Job → Transcribe the listing in full, excluding any pictures.

Records excerpted from a collection →

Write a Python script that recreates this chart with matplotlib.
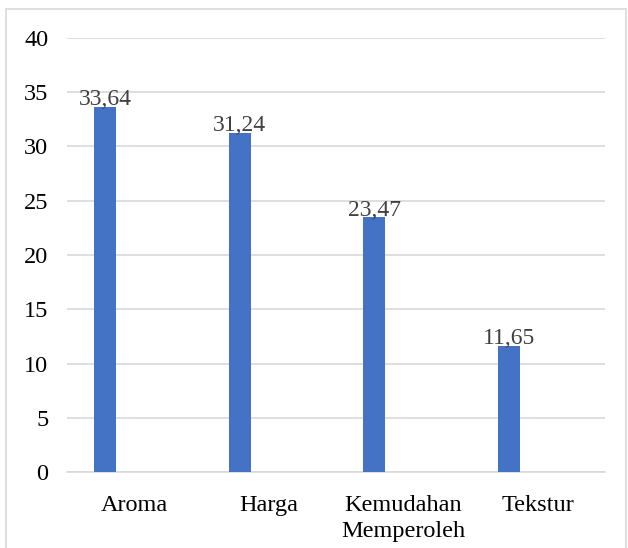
import numpy as np
import matplotlib.pyplot as plt
from matplotlib.patches import Rectangle

''' Bar chart of consumer preference factors '''

categories = ['Aroma', 'Harga', 'Kemudahan\nMemperoleh', 'Tekstur']
values = [33.64, 31.24, 23.47, 11.65]
value_labels = ['33,64', '31,24', '23,47', '11,65']
y_ticks = [0, 5, 10, 15, 20, 25, 30, 35, 40]

plt.rcParams['font.family'] = ['Liberation Serif', 'DejaVu Serif']

fig = plt.figure(figsize=(6.28, 5.48), dpi=100)
ax = fig.add_axes([0.1067, 0.138, 0.8566, 0.793])

x = np.arange(len(categories))
offset = -0.216
width = 0.164
ax.bar(x + offset, values, width=width, color='#4472C4', zorder=3)

for xi, v, lab in zip(x, values, value_labels):
    ax.text(xi + offset, v - 0.3, lab, ha='center', va='bottom', fontsize=17,
            color='#404040', zorder=4)

ax.set_xlim(-0.5, len(categories) - 0.5)
ax.set_ylim(0, 40)
ax.set_yticks(y_ticks)
ax.set_yticklabels([str(t) for t in y_ticks], fontsize=17.5)
ax.set_xticks(x)
ax.set_xticklabels(categories, fontsize=17.5, linespacing=1.35)
ax.tick_params(axis='both', length=0)
ax.tick_params(axis='y', pad=13.5)
ax.tick_params(axis='x', pad=16)

ax.grid(axis='y', color='#d9d9d9', linewidth=1.2, zorder=0)
for s in ['top', 'right', 'left']:
    ax.spines[s].set_visible(False)
ax.spines['bottom'].set_color('#d9d9d9')
ax.spines['bottom'].set_linewidth(1.2)

# light border around the whole chart
fig.patches.append(Rectangle((6 / 628, -2 / 548), 620 / 628, 541 / 548,
                             transform=fig.transFigure, fill=False,
                             edgecolor='#d9d9d9', linewidth=1.2))

fig.savefig('out.png', dpi=100)
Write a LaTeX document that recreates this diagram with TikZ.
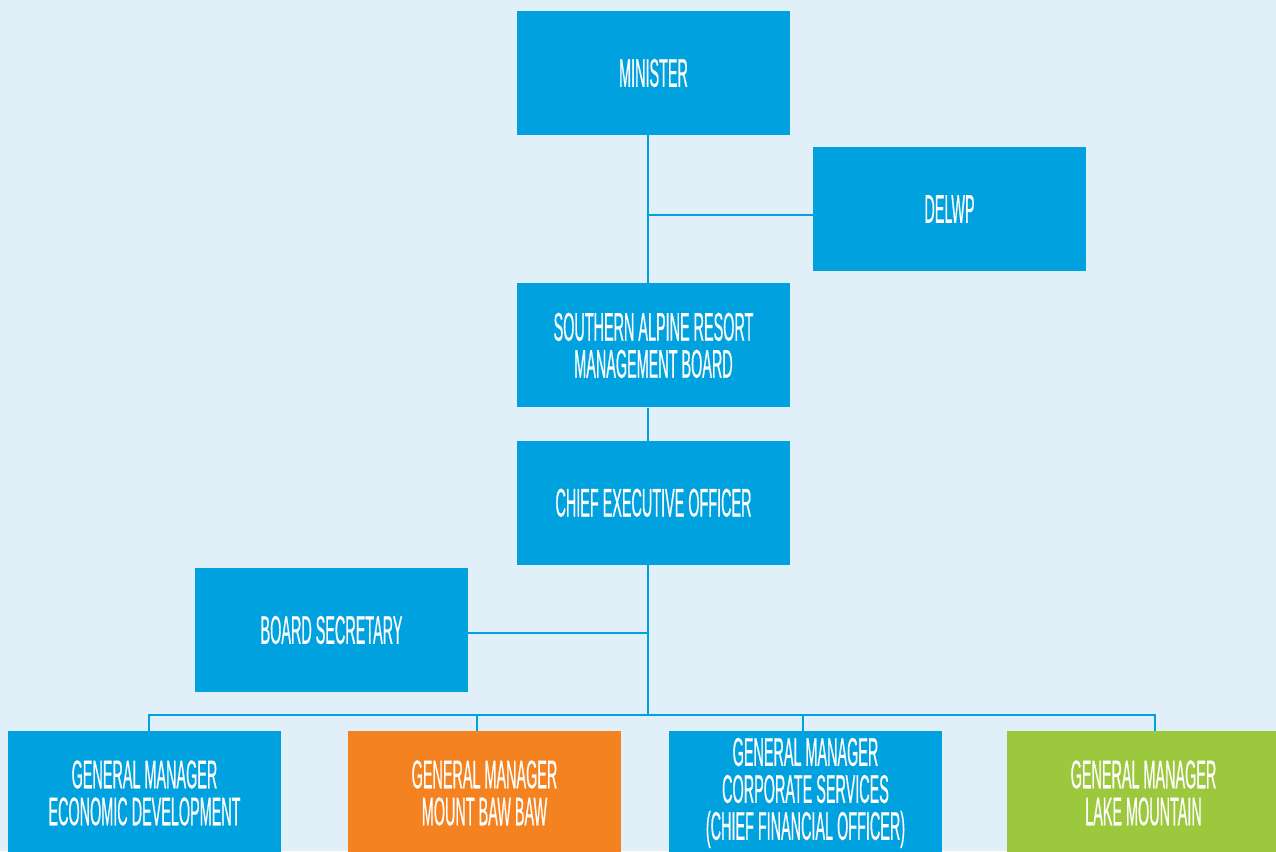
\documentclass[tikz,border=0pt]{standalone}
\usepackage{fontspec}
\usepackage{xcolor}
\usetikzlibrary{positioning}
\newfontfamily\orgfont[FakeStretch=0.36,FakeBold=0.4]{Liberation Sans}
\definecolor{orgblue}{RGB}{0,161,223}
\definecolor{orgbg}{RGB}{225,239,248}
\definecolor{orgorange}{RGB}{245,130,32}
\definecolor{orggreen}{RGB}{155,200,60}

\begin{document}
\begin{tikzpicture}[
  x=1pt, y=-1pt,
  font=\orgfont\fontsize{40}{37}\selectfont, node distance=23pt,
  unit/.style={fill=orgblue, text=white, align=center, inner sep=0pt,
    minimum width=273pt, minimum height=124pt},
  link/.style={draw=orgblue, line width=2pt}
]
\useasboundingbox[fill=orgbg] (0,0) rectangle (1276,851);
\clip (0,0) rectangle (1276,851);
\node[unit] (minister) at (653.5,73) {MINISTER};
\node[unit, below=148pt of minister] (sarmb) {SOUTHERN ALPINE RESORT\\MANAGEMENT BOARD};
\node[unit, below=33pt of sarmb] (ceo) {CHIEF EXECUTIVE OFFICER};
\node[unit] (delwp) at (949.5,209) {DELWP};
\node[unit] (secretary) at (331.5,630) {BOARD SECRETARY};
\node[unit] (econ) at (144.5,793) {GENERAL MANAGER\\ECONOMIC DEVELOPMENT};
\node[unit, fill=orgorange] (mbb) at (484.5,793) {GENERAL MANAGER\\MOUNT BAW BAW};
\node[unit] (corp) at (805.5,793) {GENERAL MANAGER\\CORPORATE SERVICES\\(CHIEF FINANCIAL OFFICER)};
\node[unit, fill=orggreen] (lake) at (1143.5,793) {GENERAL MANAGER\\LAKE MOUNTAIN};
% spine and bus
\coordinate (spine) at (648,0);
\coordinate (bus) at (0,715);
\draw[link] (minister.south -| spine) -- (sarmb.north -| spine);
\draw[link] (sarmb.south -| spine) -- (ceo.north -| spine);
\draw[link] ([yshift=-6pt]delwp.west) -- ([yshift=-6pt]delwp.west -| spine);
\draw[link] (ceo.south -| spine) -- (bus -| spine);
\draw[link] ([yshift=-3pt]secretary.east) -- ([yshift=-3pt]secretary.east -| spine);
\draw[link] (econ.north -| 149,0) |- (bus -| 1155,0) -- (lake.north -| 1155,0);
\draw[link] (mbb.north -| 477,0) -- (bus -| 477,0);
\draw[link] (corp.north -| 803,0) -- (bus -| 803,0);
\end{tikzpicture}
\end{document}
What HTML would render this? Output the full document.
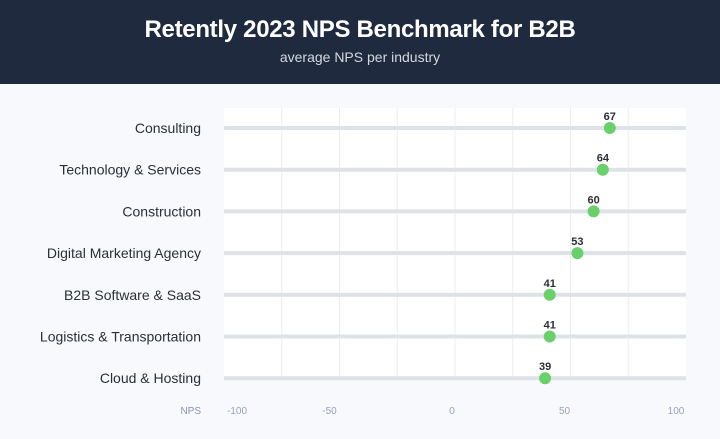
<!DOCTYPE html>
<html><head><meta charset="utf-8"><style>
body{margin:0;width:720px;height:439px;overflow:hidden;background:#f7f9fc;font-family:"Liberation Sans",sans-serif}
#hdr{position:absolute;left:0;top:0;width:720px;height:84px;background:#1f2a3e}
#hdr h1{margin:0;position:absolute;top:16px;width:720px;text-align:center;color:#fff;font-size:24px;font-weight:bold;letter-spacing:-0.3px}
#hdr p{margin:0;position:absolute;top:49px;width:720px;text-align:center;color:#d5d9e0;font-size:14px}
</style></head><body>
<div id="hdr">
<h1>Retently 2023 NPS Benchmark for B2B</h1>
<p>average NPS per industry</p>
</div>
<svg id="c" width="720" height="439" style="position:absolute;left:0;top:0"></svg>
<script>
const categories=["Consulting","Technology & Services","Construction","Digital Marketing Agency","B2B Software & SaaS","Logistics & Transportation","Cloud & Hosting"];
const npsValues=[67,64,60,53,41,41,39];
const tickLabels=[-100,-50,0,50,100];
const gridValues=[-75,-50,-25,0,25,50,75];
const ns="http://www.w3.org/2000/svg",svg=document.getElementById('c');
const x0=224,x1=686,y0=128,dy=41.7;
const xs=v=>x0+(v+100)/200*(x1-x0);
const ys=i=>y0+i*dy;
function mk(t,a,p){const e=document.createElementNS(ns,t);for(const k in a)e.setAttribute(k,a[k]);(p||svg).appendChild(e);return e;}
const plot=mk('rect',{x:x0,y:108,width:x1-x0,height:272,fill:'#ffffff'});


gridValues.forEach(v=>{const l=mk('line',{x1:xs(v),x2:xs(v),y1:108,y2:380,stroke:'#e9edf2','stroke-width':1});

});
categories.forEach((c,i)=>{
const y=ys(i);
const t=mk('text',{x:201,y:y+5,'text-anchor':'end','font-size':14,fill:'#2b2f36'});t.textContent=c;


const tr=mk('line',{x1:x0,x2:x1,y1:y,y2:y,stroke:'#dde1e8','stroke-width':4});


const v=npsValues[i];
const d=mk('circle',{cx:xs(v),cy:y,r:6,fill:'#6ad06a'});


const vl=mk('text',{x:xs(v),y:y-8,'text-anchor':'middle','font-size':11,'font-weight':'bold',fill:'#2b2f36'});vl.textContent=v;


});
const nl=mk('text',{x:201,y:414,'text-anchor':'end','font-size':10,fill:'#8a93b0'});nl.textContent='NPS';


tickLabels.forEach((v,i)=>{const t=mk('text',{x:xs(v)+(v===-100?13:v===100?-10:v===0?-3:v===50?-6:-10),y:414,'text-anchor':'middle','font-size':10,fill:'#9aa2b8'});t.textContent=v;

});
</script>
</body></html>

Final result →
Write a Python script that recreates this chart with matplotlib.
import numpy as np
import matplotlib.pyplot as plt
from matplotlib.patches import Rectangle

''' Bar chart of consumer preference factors '''

categories = ['Aroma', 'Harga', 'Kemudahan\nMemperoleh', 'Tekstur']
values = [33.64, 31.24, 23.47, 11.65]
value_labels = ['33,64', '31,24', '23,47', '11,65']
y_ticks = [0, 5, 10, 15, 20, 25, 30, 35, 40]

plt.rcParams['font.family'] = ['Liberation Serif', 'DejaVu Serif']

fig = plt.figure(figsize=(6.28, 5.48), dpi=100)
ax = fig.add_axes([0.1067, 0.138, 0.8566, 0.793])

x = np.arange(len(categories))
offset = -0.216
width = 0.164
ax.bar(x + offset, values, width=width, color='#4472C4', zorder=3)

for xi, v, lab in zip(x, values, value_labels):
    ax.text(xi + offset, v - 0.3, lab, ha='center', va='bottom', fontsize=17,
            color='#404040', zorder=4)

ax.set_xlim(-0.5, len(categories) - 0.5)
ax.set_ylim(0, 40)
ax.set_yticks(y_ticks)
ax.set_yticklabels([str(t) for t in y_ticks], fontsize=17.5)
ax.set_xticks(x)
ax.set_xticklabels(categories, fontsize=17.5, linespacing=1.35)
ax.tick_params(axis='both', length=0)
ax.tick_params(axis='y', pad=13.5)
ax.tick_params(axis='x', pad=16)

ax.grid(axis='y', color='#d9d9d9', linewidth=1.2, zorder=0)
for s in ['top', 'right', 'left']:
    ax.spines[s].set_visible(False)
ax.spines['bottom'].set_color('#d9d9d9')
ax.spines['bottom'].set_linewidth(1.2)

# light border around the whole chart
fig.patches.append(Rectangle((6 / 628, -2 / 548), 620 / 628, 541 / 548,
                             transform=fig.transFigure, fill=False,
                             edgecolor='#d9d9d9', linewidth=1.2))

fig.savefig('out.png', dpi=100)
Write a LaTeX document that recreates this diagram with TikZ.
\documentclass[tikz,border=0pt]{standalone}
\usepackage{fontspec}
\usepackage{xcolor}
\usetikzlibrary{positioning}
\newfontfamily\orgfont[FakeStretch=0.36,FakeBold=0.4]{Liberation Sans}
\definecolor{orgblue}{RGB}{0,161,223}
\definecolor{orgbg}{RGB}{225,239,248}
\definecolor{orgorange}{RGB}{245,130,32}
\definecolor{orggreen}{RGB}{155,200,60}

\begin{document}
\begin{tikzpicture}[
  x=1pt, y=-1pt,
  font=\orgfont\fontsize{40}{37}\selectfont, node distance=23pt,
  unit/.style={fill=orgblue, text=white, align=center, inner sep=0pt,
    minimum width=273pt, minimum height=124pt},
  link/.style={draw=orgblue, line width=2pt}
]
\useasboundingbox[fill=orgbg] (0,0) rectangle (1276,851);
\clip (0,0) rectangle (1276,851);
\node[unit] (minister) at (653.5,73) {MINISTER};
\node[unit, below=148pt of minister] (sarmb) {SOUTHERN ALPINE RESORT\\MANAGEMENT BOARD};
\node[unit, below=33pt of sarmb] (ceo) {CHIEF EXECUTIVE OFFICER};
\node[unit] (delwp) at (949.5,209) {DELWP};
\node[unit] (secretary) at (331.5,630) {BOARD SECRETARY};
\node[unit] (econ) at (144.5,793) {GENERAL MANAGER\\ECONOMIC DEVELOPMENT};
\node[unit, fill=orgorange] (mbb) at (484.5,793) {GENERAL MANAGER\\MOUNT BAW BAW};
\node[unit] (corp) at (805.5,793) {GENERAL MANAGER\\CORPORATE SERVICES\\(CHIEF FINANCIAL OFFICER)};
\node[unit, fill=orggreen] (lake) at (1143.5,793) {GENERAL MANAGER\\LAKE MOUNTAIN};
% spine and bus
\coordinate (spine) at (648,0);
\coordinate (bus) at (0,715);
\draw[link] (minister.south -| spine) -- (sarmb.north -| spine);
\draw[link] (sarmb.south -| spine) -- (ceo.north -| spine);
\draw[link] ([yshift=-6pt]delwp.west) -- ([yshift=-6pt]delwp.west -| spine);
\draw[link] (ceo.south -| spine) -- (bus -| spine);
\draw[link] ([yshift=-3pt]secretary.east) -- ([yshift=-3pt]secretary.east -| spine);
\draw[link] (econ.north -| 149,0) |- (bus -| 1155,0) -- (lake.north -| 1155,0);
\draw[link] (mbb.north -| 477,0) -- (bus -| 477,0);
\draw[link] (corp.north -| 803,0) -- (bus -| 803,0);
\end{tikzpicture}
\end{document}
What HTML would render this? Output the full document.
<!DOCTYPE html>
<html><head><meta charset="utf-8"><style>
body{margin:0;width:720px;height:439px;overflow:hidden;background:#f7f9fc;font-family:"Liberation Sans",sans-serif}
#hdr{position:absolute;left:0;top:0;width:720px;height:84px;background:#1f2a3e}
#hdr h1{margin:0;position:absolute;top:16px;width:720px;text-align:center;color:#fff;font-size:24px;font-weight:bold;letter-spacing:-0.3px}
#hdr p{margin:0;position:absolute;top:49px;width:720px;text-align:center;color:#d5d9e0;font-size:14px}
</style></head><body>
<div id="hdr">
<h1>Retently 2023 NPS Benchmark for B2B</h1>
<p>average NPS per industry</p>
</div>
<svg id="c" width="720" height="439" style="position:absolute;left:0;top:0"></svg>
<script>
const categories=["Consulting","Technology & Services","Construction","Digital Marketing Agency","B2B Software & SaaS","Logistics & Transportation","Cloud & Hosting"];
const npsValues=[67,64,60,53,41,41,39];
const tickLabels=[-100,-50,0,50,100];
const gridValues=[-75,-50,-25,0,25,50,75];
const ns="http://www.w3.org/2000/svg",svg=document.getElementById('c');
const x0=224,x1=686,y0=128,dy=41.7;
const xs=v=>x0+(v+100)/200*(x1-x0);
const ys=i=>y0+i*dy;
function mk(t,a,p){const e=document.createElementNS(ns,t);for(const k in a)e.setAttribute(k,a[k]);(p||svg).appendChild(e);return e;}
const plot=mk('rect',{x:x0,y:108,width:x1-x0,height:272,fill:'#ffffff'});


gridValues.forEach(v=>{const l=mk('line',{x1:xs(v),x2:xs(v),y1:108,y2:380,stroke:'#e9edf2','stroke-width':1});

});
categories.forEach((c,i)=>{
const y=ys(i);
const t=mk('text',{x:201,y:y+5,'text-anchor':'end','font-size':14,fill:'#2b2f36'});t.textContent=c;


const tr=mk('line',{x1:x0,x2:x1,y1:y,y2:y,stroke:'#dde1e8','stroke-width':4});


const v=npsValues[i];
const d=mk('circle',{cx:xs(v),cy:y,r:6,fill:'#6ad06a'});


const vl=mk('text',{x:xs(v),y:y-8,'text-anchor':'middle','font-size':11,'font-weight':'bold',fill:'#2b2f36'});vl.textContent=v;


});
const nl=mk('text',{x:201,y:414,'text-anchor':'end','font-size':10,fill:'#8a93b0'});nl.textContent='NPS';


tickLabels.forEach((v,i)=>{const t=mk('text',{x:xs(v)+(v===-100?13:v===100?-10:v===0?-3:v===50?-6:-10),y:414,'text-anchor':'middle','font-size':10,fill:'#9aa2b8'});t.textContent=v;

});
</script>
</body></html>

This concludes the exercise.